The New Benami Law- A Review

The New Benami Law- A Review
Mar 2017 , by , in Legal Opinion & Counsel

It seems that Prime Minister Narendra Modi is on a mission to cleanse the realty sector. On one side he has snaffled the developers and realtors by RERA, on the other he has announced the Benami Property Act to bridle the investors. Sumes Dewan, Managing Partner, Lexfavios throws light on the new Benami law.

Sumes-Dewan

The rules and provisions of the new Benami Transactions (Prohibition) Amendment Act, 2016 (“Amendment Act”) came into force on November, 01, 2016. And the existing Benami Transactions (Prohibition) Act, 1988 (“Old Act”) has been renamed as Prohibition of Benami Property Transactions Act, 1988 (“PBPT Act”). As per the recently enforced new Benami Amendment Act, 2016, the word is used to define a transaction in which the real beneficiary is not the one in whose name the property is purchased but, is just a mask for the real beneficiary.

The word Benami comes from the Persian language word that means “without name” or “no name”. ‘Benami’ transactions are one of the numerous means that have been historically used for the purpose of converting black money into white money.

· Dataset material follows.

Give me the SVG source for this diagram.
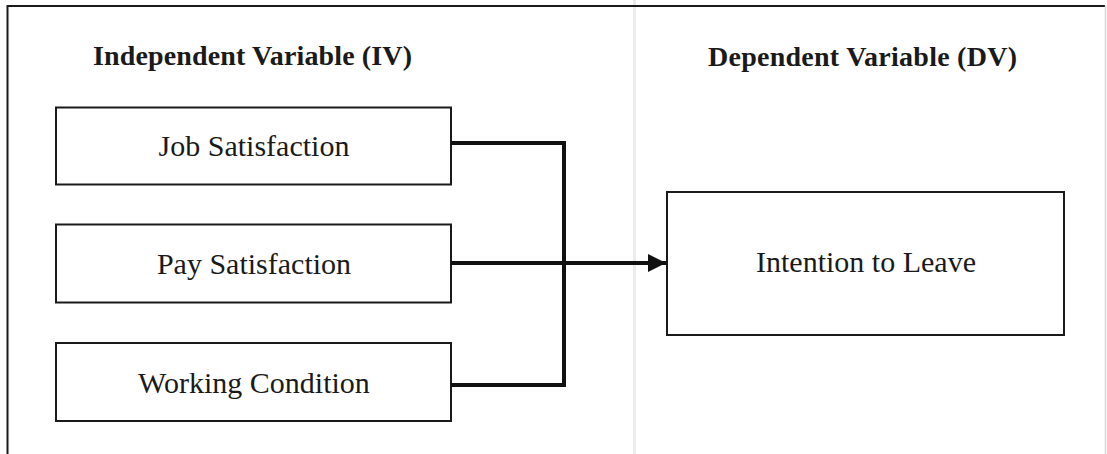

Benami Transactions (Prohibition) Act, 1988

The Parliament had prohibited Benami transactions under the old act but the law had several loopholes. It was inadequate to meet the needs of changing times and failed to provide an exhaustive definition of Benami property, Benami transactions, exceptions to Benami transactions and provisions related to

  • appointment and powers of the authorities to confiscate or recover the property held Benami
  • appellate mechanism against orders of the Authorities
  • powers with the Authorities similar to that of the civil courts
  • adequate rule making powers upon the Authorities
  • offences and penalties to be imposed on persons engaged in these transactions

The PBPT Act defines Benami transactions, prohibits them and provides that violation of the PBPT Act is punishable with imprisonment and fine. The PBPT Act prohibits recovery of the property held Benami from Benamidar by the real owner. Properties held Benami are liable for confiscation by the Government without payment of compensation.

The Amendment Act

As per the Amendment Act, a Benami transaction “is a transaction or an arrangement—

  • where a property is transferred to or is held by a person and the consideration for such property has been provided or paid by another person
  • the property is held for the immediate or future benefit, direct or indirect of the person who has provided the “consideration”

The exception to this is when a property is held by a Karta or member of a Hindu Undivided Family, a person standing in a fiduciary capacity for the benefit of another person towards whom he stands in such capacity and includes a trustee, executor, partner, director of a company etc., any person being an individual in the name of his spouse or in the name of any child or any of his brother/sister or lineal ascendant. Any property, which is subject matter of Benami transaction, shall be liable to be confiscated by the Central Government.

Adjudicating Authority

The Amendment Act authorizes the government to designate an Initiating Officer, as an initiator to start proceedings into a Benami transaction. The officer will shall refer the case to the Adjudicating Authority established under the Amendment Act, which shall decide within a period of one year, if the transaction/property or asset was Benami.

The Adjudicating Authority so established shall consist of a Chairperson and at least two other members, who shall be appointed by the Central Government. They would not qualify for appointment as a chairperson or a member, unless that person has been –

  • A member of the Indian Revenue Service and has held the post of Commissioner of Income-tax or equivalent post in that Service
  • Or has been a member of the Indian Legal Service and has held the post of Joint Secretary or equivalent post in that Service.

The Initiating Officer or the Adjudicating Authority shall have the power to require any officer of the Central Government or State Government or a local body or any person or officer who is responsible for registering and maintaining books of account or other documents containing a record of any transaction relating to any property or any other person to furnish any information in relation to any person, point or matter as in his opinion shall be useful for or relevant for the purposes of this PBPT Act. Once an order becomes final, the Benami properties will be confiscated.

Effects & Consequences

The primary aim of the PBPT Act is to re-route the unaccounted money into the financial system, by seizing Benami properties and prosecute/punish those who are merchants of such transactions. Thus, the Amendment Act has provided for stringent punishment for those in breach of the PBPT Act.

If any person enters into a Benami transaction in order to defeat the provisions of any law or to avoid payment of statutory dues or to avoid payment to creditors or induces any person to enter into the Benami transaction shall be guilty of the offence of Benami transaction.

Any person who is guilty of the offence shall be punishable with rigorous imprisonment for a term which shall not be less than one year, but which may extend to seven years and will also be liable to fine which may extend to twenty-five per cent of the fair market value of the property.

The strict law, in the short term would lead to a dip in real estate prices and reduction in transactions. However, in the long run it will bring transparency in the market which in turn will boost the confidence of the lenders. The law will have long term impacts on the real estate industry in the country by getting unaccounted money into the system and making India an attractive investment destination.